Europe, particularly Spain, Portugal, Italy and Ireland, merits caution, he says; Germany is still “absolutely” on his investment radar screen.
For the non-equity portion of its balanced growth portfolio, Polit says the remaining 30 percent should be allocated to bonds, 5 percent to cash, and 11 percent to alternative investments like real estate investment trusts, commodities and equity-market neutral strategies in which the hedge manager goes both long and short on stocks in the same sector or industry.
For tactical investors, commodities have been hard to ignore, posting some impressive gains over the last year, led by oil and gold.
The Goldman Sachs Commodity Index has returned nearly 20 percent over the last 12 months and an eye-popping 78 percent since 1999.
But it’s also suffered a 30 percent loss over the last three years.
“Inflation tends to make commodity prices run up to the point where they overshoot like in 2008, so it’s important to use commodities but understand their volatility is very high,” says Polit.

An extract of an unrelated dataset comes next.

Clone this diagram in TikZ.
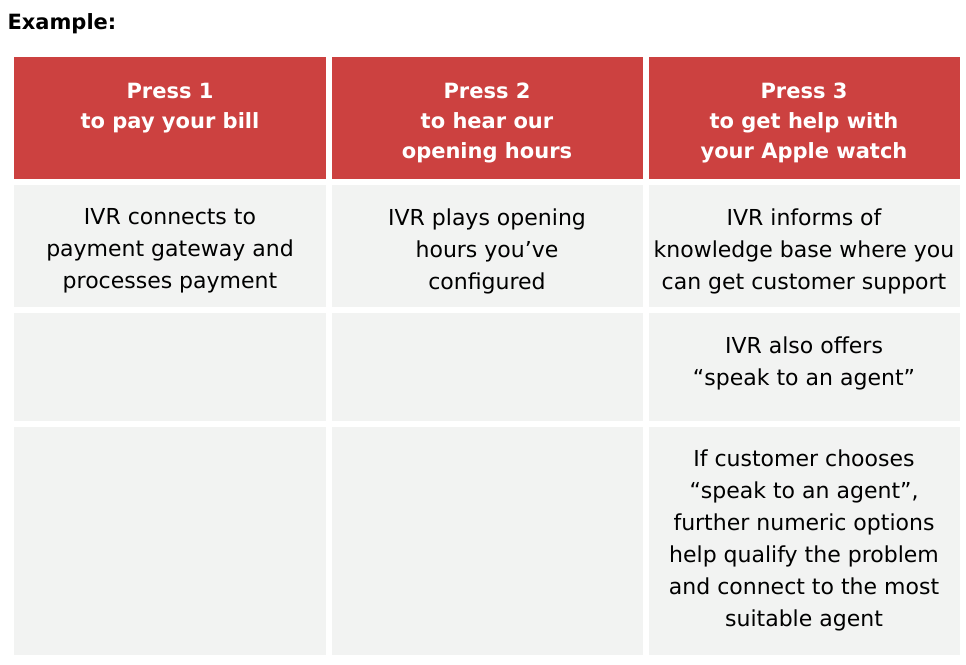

Benz agrees, adding, “With commodities I’d keep the stakes limited because of their potential volatility — ditto for bank-loan funds,” she says. “Anywhere from 5 percent to 10 percent of a portfolio in either category seems like plenty.”
Due to the complexity of rebalancing one’s portfolio with alternative assets, Benz notes target date funds, which automatically become more conservative as the investor approaches retirement, “can be a solid set-it-and-forget-it solution for people who don’t have the time or inclination to find an appropriate asset allocation,” she says. “I also like how these funds put a lot of different investments under the hood of a single vehicle.”

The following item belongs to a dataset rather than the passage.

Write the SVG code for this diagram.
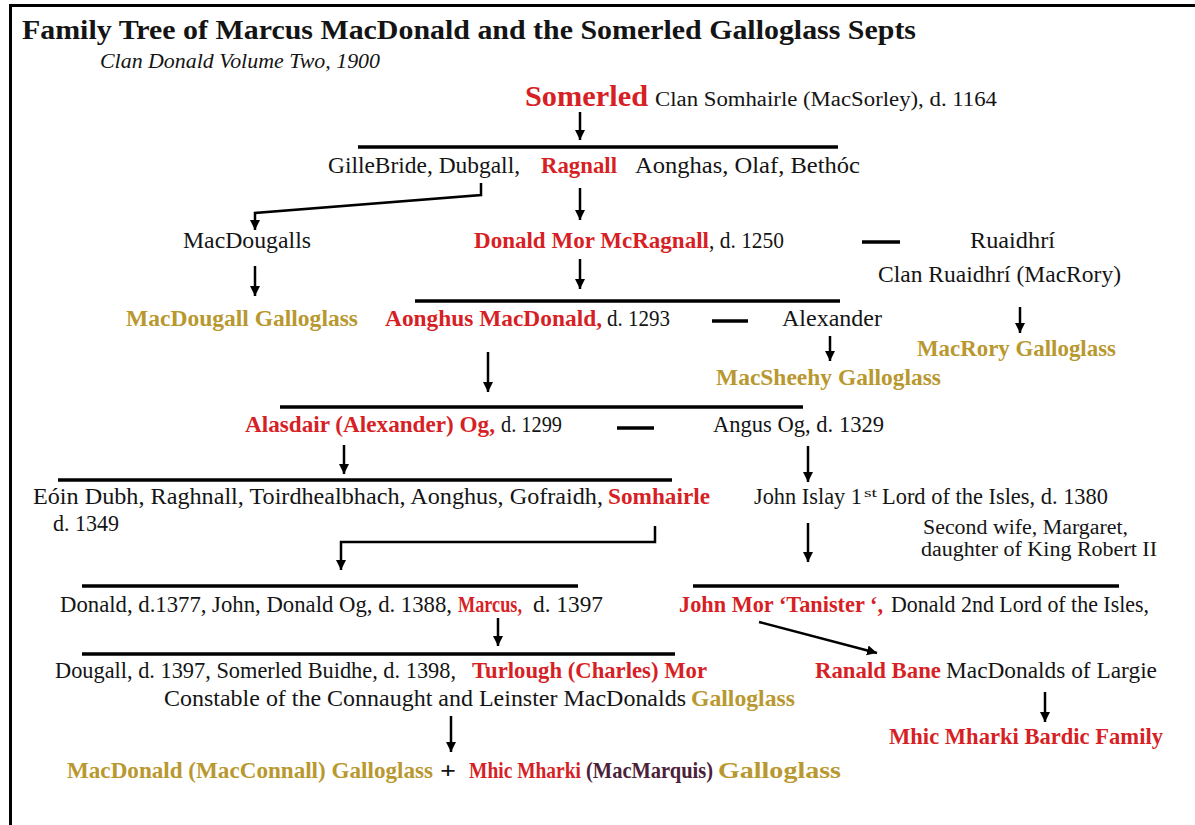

Because they are “blunt instruments,” however, a target-date fund that makes sense for one 45-year old may not work for another “so you need to make sure you’re comfortable with the asset allocation,” says Benz.
Morningstar’s favorite target date funds include the series offered by both Vanguard and T. Rowe Price.
Selecting an asset allocation that’s appropriate for you will not only serve to minimize risk in your overall portfolio, but also help you achieve your long-term financial goals.
Perhaps the biggest benefit, though, is that it gives you the intestinal fortitude to stay the course when the bottom falls out of the market. And it will happen again, says Polit.
“Don’t obsess about keeping up with the market and let your discipline and strategy guide you through volatile times, which can increase your long term success,” he says. “We can’t predict earthquakes, but we can be certain that within the next 10 years there will be another flood, geopolitical or otherwise, and we have to have our portfolios positioned appropriately before it happens.”